5. Schritt: Start der regelmäßigen ISMS-Prozesse
Nach der Initialphase folgen die operativen Prozesse des ISMS, wie Überwachung, Kontrolle und Audits. Das Ziel ist ein nachvollziehbarer, kontinuierlicher Prüf- und Verbesserungszyklus, der auch den Umgang mit Sicherheitsvorfällen und das regelmäßige Management-Review umfasst.
Überwachung und Kontrolle etablieren
Regelmäßige Kontrollen und Überwachungsmaßnahmen gewährleisten die Einhaltung der definierten Sicherheitsstandards.
- Lege fest, wie und wann die Überwachung der Informationssicherheit erfolgt (z.B. regelmäßige Kontrollen, Stichproben).
- Dokumentiere Ergebnisse und mögliche Abweichungen.
Interne Audits durchführen
Interne Audits prüfen systematisch die Wirksamkeit des ISMS und identifizieren mögliche Verbesserungen.
- Plane einfache interne Audits, um die Wirksamkeit des ISMS zu prüfen.
- Audits sollten klar strukturiert sein und von geschulten Personen durchgeführt werden.
Sicherheitsvorfälle erfassen und analysieren
Die strukturierte Erfassung und Auswertung von Sicherheitsvorfällen ermöglichen eine schnelle Reaktion und kontinuierliche Verbesserung.
- Führe ein einfaches Verfahren zur Meldung und Dokumentation von Vorfällen ein.
- Analysiere Ursachen und leite Lessons Learned ab.
Management-Review etablieren
Regelmäßige Management-Reviews dienen dazu, die ISMS-Leistung zu bewerten und Entscheidungen für notwendige Anpassungen zu treffen.
- Die Geschäftsleitung sollte regelmäßig über die ISMS-Ergebnisse informiert werden.
- Nutze diese Meetings, um notwendige Anpassungen und Verbesserungen zu beschließen.
Umsetzungsempfehlungen:
- Starte mit kleinen und überschaubaren Überwachungszyklen (z. B. halbjährlich).
- Nutze standardisierte Checklisten für Audits.
- Ermögliche eine einfache und vertrauensvolle Kommunikation von Sicherheitsvorfällen.
- Dokumentiere Management-Reviews knapp, aber aussagekräftig.
6. Schritt: Kontinuierliche Verbesserung des ISMS
Die langfristige Wirksamkeit eines ISMS hängt maßgeblich von regelmäßiger Überprüfung und Anpassung ab. Veränderungen im Unternehmen, neue Bedrohungen und Feedback der Mitarbeitenden werden genutzt, um Strukturen und Maßnahmen kontinuierlich zu optimieren und das Sicherheitsniveau nachhaltig zu erhöhen.
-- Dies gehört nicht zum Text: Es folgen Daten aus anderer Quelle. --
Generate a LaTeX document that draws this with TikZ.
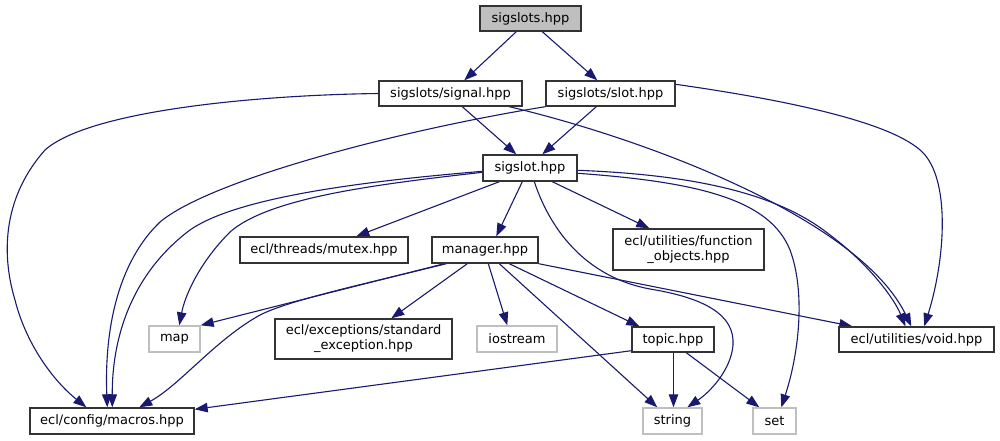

Regelmäßige Überprüfung und Aktualisierung
Das ISMS muss mindestens jährlich oder bei wesentlichen Änderungen überprüft und aktualisiert werden, um den Schutzbedarf, Sicherheitsleitlinien und Prozesse stets aktuell zu halten.
Anpassung an Veränderungen
Organisatorische Veränderungen, neue Bedrohungen und technologische Entwicklungen sollten fortlaufend berücksichtigt und im ISMS reflektiert werden.
Ausbau des ISMS nach und nach
Mit steigenden Ressourcen kann das ISMS schrittweise durch zusätzliche Prozesse, Maßnahmen oder Dokumentationen erweitert werden, um die Informationssicherheit zu stärken.
Feedback und Schulungen nutzen
Mitarbeiterfeedback und Auditergebnisse dienen als wertvolle Impulse zur Verbesserung, die durch regelmäßige Schulungen und Awareness-Maßnahmen das Sicherheitsbewusstsein weiter steigern.
Umsetzungsempfehlungen:
- Implementiere einen einfachen Verbesserungsprozess basierend auf den erfassten Erkenntnissen.
- Vermeide unnötige Komplexität und dokumentiere Verbesserungen pragmatisch.
- Nutze digitale Tools oder einfache Vorlagen zur Nachverfolgung von Maßnahmen und Veränderungen.
Fazit
Ein ISMS ist kein starres Regelwerk, sondern ein fortlaufender Managementprozess, der besonders durch Engagement der Führung und pragmatisches Handeln wächst. Mit einer klaren Organisation und dem richtigen Fokus lässt sich auch mit begrenztem Aufwand eine robuste Informationssicherheitsstruktur etablieren, die mit den Anforderungen und Erfahrungen der Organisation mitwächst.